In the book ‘The teachings of Don Juan’ by Castaneda, Don Juan, a Yaqui Indian, talks about mushrooms and the Alleys. The ally is best described as the ‘voice of the mushroom’ and this voice is different for each person. After a few years of experimenting with the mushroom I developed a strong relationship with my own ally. This may sound strange but for me the ally is a reality, like a very close friend. I came to know this ally long before I even knew of the book of Castaneda and in the beginning it felt as if God spoke directly to me. Now I know that God isn’t the one who is speaking, it is simply the mushroom – or ally. Nevertheless, the boundary between God and ally is vague and sometimes I think of the ally as an angel or messenger (This is a common shared experience by many mushroom users)
This ally is wise, loving and also very funny sometimes. Communication with the ally is not by words but by thought, images or feelings – difficult to explain. Let me give you an example: For years I am trying to learn to play piano and sometimes I am so frustrated that I cry out to the Universe, or God: ‘Why didn’t you gave me the talent to play the piano, why make it so difficult for me?’ Once, in a trip, I was playing piano and meanwhile communicating with my ally. I expressed my frustration and asked why I was not given the talent to play good. The ally then ‘told’ me: you have been given the talent, the only problem is you. You don’t believe that you can already play the piano. It is you and your believes that are holding you back. You think that you cannot play and therefore you cannot play. Once I asked a few questions about life and the ally gave me the answers by giving images a basketball players in different situations. I know this sounds weird, but somehow I could understand the meaning of these images. Now, if I ask the ally a question and don’t understand the answer immediately, the ally – as a kind of joke – troughs a basketball against my head like saying ‘hey, pay attention!’
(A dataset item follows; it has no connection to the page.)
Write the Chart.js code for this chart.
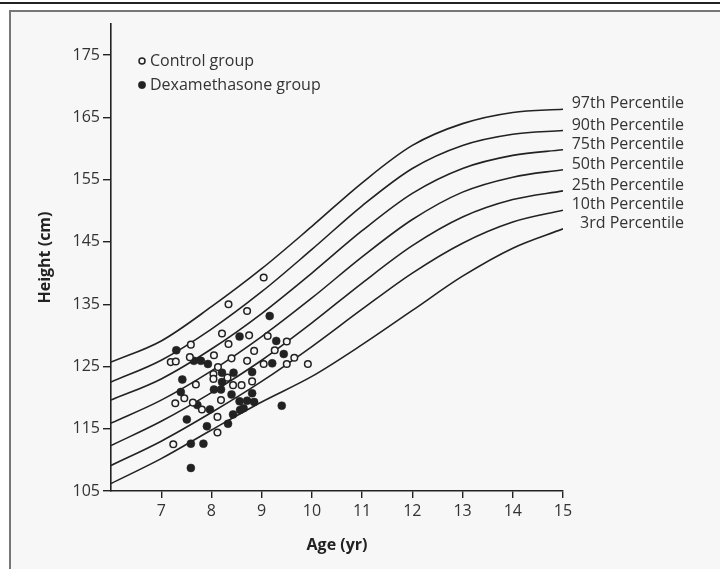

Anyway, this last trip: my grandmother just died a few days before. I was playing piano and was thinking about my grandmother. Suddenly my ally appeared and this time in the form of a warm light – I could almost touch it. Somehow I also felt that my grandmother was nearby. As if my ally was accompanying my grandmother. I started to cry and strangely I began to play some sort of children’s melody or theme on the piano. It was very reassuring and calming (like a mother singing her children to sleep) I felt the presence of my grandmother and ally very strong (never underestimate a mushroon ;-)) I asked my grandmother ‘Are you in Heaven?’ and she said ‘Yes and no, things are not what you think they are, Jeroen. I have begun a new life and I am very happy now. But I am also sad for your father and Loucky’ (my aunt). Then I asked ‘Does Heaven exists?’ and she said: ‘Yes, but Heaven is not what you think it is. Heaven is a place where all our beautiful and treasured memories are kept, Heaven is not a place where dead people are kept.’ Then I felt as if she started laughing: ‘Can you imagine how crowded it would be and how problematic? In what ‘state’ should God preserve all these people? Young or old? Sick or healthy? And don’t you think that it would be a waste of life? Heaven is not what you think it is, these are just words.’ And she continued: ‘When you die, you will go to Heaven, everybody does. There you will handover your most treasured memories to God and for a moment you will be among all the memories of your loved ones. You will see your own father, your mother, your friends…They will seem so real that you could not tell the difference. You will also relive your own most treasured memories, therefore, you should acquire as much beautiful memories in your live as possible’.
I know it was just a trip, but I felt happy and ‘light’ for days. I still feel it is a gently poetic idea: 'Heaven is a place where all treasured memories are kept'. As a kind of disclaimer: I am aware of the fact the hallucinations are exactly what they are: hallucinations. A Zen teacher would say ‘be careful, those are powerful delusions of the mind’. Perhaps the Zen teacher is right, but then again…what about the Indians? Is their believe system lesser then that of Christians or Buddhists?
God, the Universe, the meaning of life, awareness, emptiness, life and death…so many questions. If Darwin is right, if life is nothing more then coincidence, then why is it that a flower is perfectly adapted to the bees and other insects? How does a flower ‘know’ that, after a long period of evolutionary adjustments, the bee will be there? And how does the bee knows that there will be a flower?
I am curious to know if other people on DU have similar ‘religious like’ experiences with mushrooms. To be honest, it is sometimes hard to differentiate between fantasy and reality, between religion and faith, honesty and delusion. Perhaps God is shaking his head 'Oh no, when will he learn?' Sorry for the bad English.